A founder with weak judgment may collect feedback without learning from it. They may receive positive comments and mistake them for validation. They may hear one criticism and change the whole direction. They may see another company’s visibility and copy its strategy without understanding the context. They may interpret silence as failure when the real issue is unclear positioning. In each case, the problem is not lack of information alone. The problem is the quality of interpretation.

A stronger founder learns to separate noise from signal. Not every opinion deserves a pivot. Not every rejection means the market is closed. Not every compliment proves demand. Not every trend belongs to the company. A signal becomes meaningful when it repeats, connects to customer behavior, reveals a pattern, or reduces uncertainty around an important assumption. This is why documentation, reflection, and structured testing matter. They prevent the business from being governed by mood, fear, excitement, or isolated reactions.

Founder judgment also shapes resource allocation. Time, money, attention, credibility, technical capacity, and emotional energy are limited, especially in the early stage. Every move carries opportunity cost. Building one feature delays another test. Serving one audience postpones another market. Accepting one partnership may consume time that should go into validation. Publishing one type of content shapes how the market understands the business. A founder who reads the situation well can allocate resources toward moves that create evidence, trust, and position rather than scattered activity.

This is why uncertainty should not be treated only as a threat. It is also the environment where strategic learning happens. A founder cannot remove uncertainty completely, but they can reduce it through better questions. Which assumption is most risky? Which customer group responds with the strongest urgency? Which price reveals real commitment? Which part of the prototype creates friction? Which message produces recognition? Which opportunity strengthens the business position? Better questions turn uncertainty into a practical field of work.

The quality of response matters as much as the quality of interpretation. A founder may understand a signal but still respond poorly because of pressure, pride, fear, or impatience. A weak response may overcorrect, avoid the issue, or create unnecessary complexity. A disciplined response is proportionate. It tests before scaling, refines before expanding, clarifies before promoting, and strengthens proof before asking for larger commitment. This kind of response does not make the business slower. It makes growth more intelligent.
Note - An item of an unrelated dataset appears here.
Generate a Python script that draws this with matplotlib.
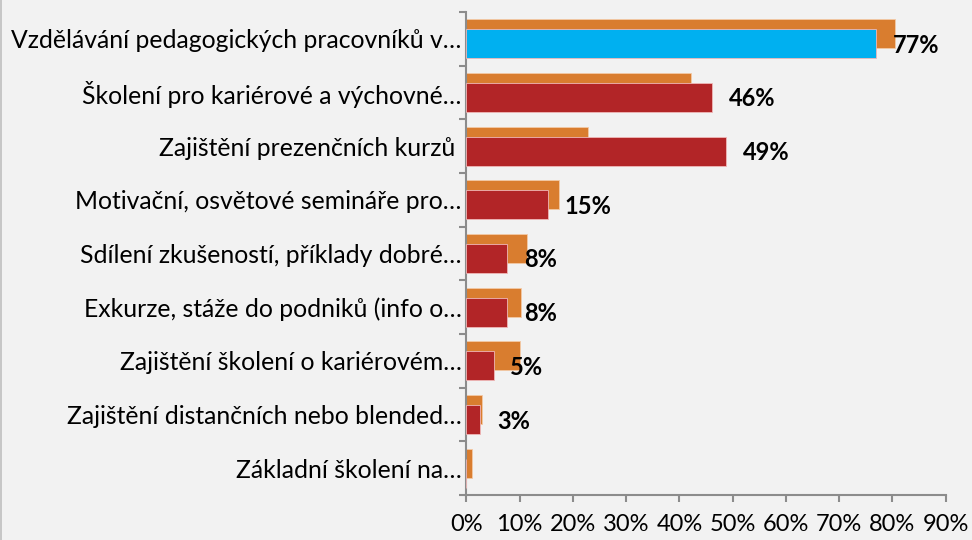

Founder judgment under uncertainty is therefore not a soft personal topic. It is part of business architecture. It influences validation, positioning, pricing, market entry, communication, partnerships, and growth decisions. The founder’s inner frame eventually becomes visible in the company’s external behavior. A business led by reaction looks scattered. A business led by disciplined judgment begins to feel coherent. It learns from the market without losing its center.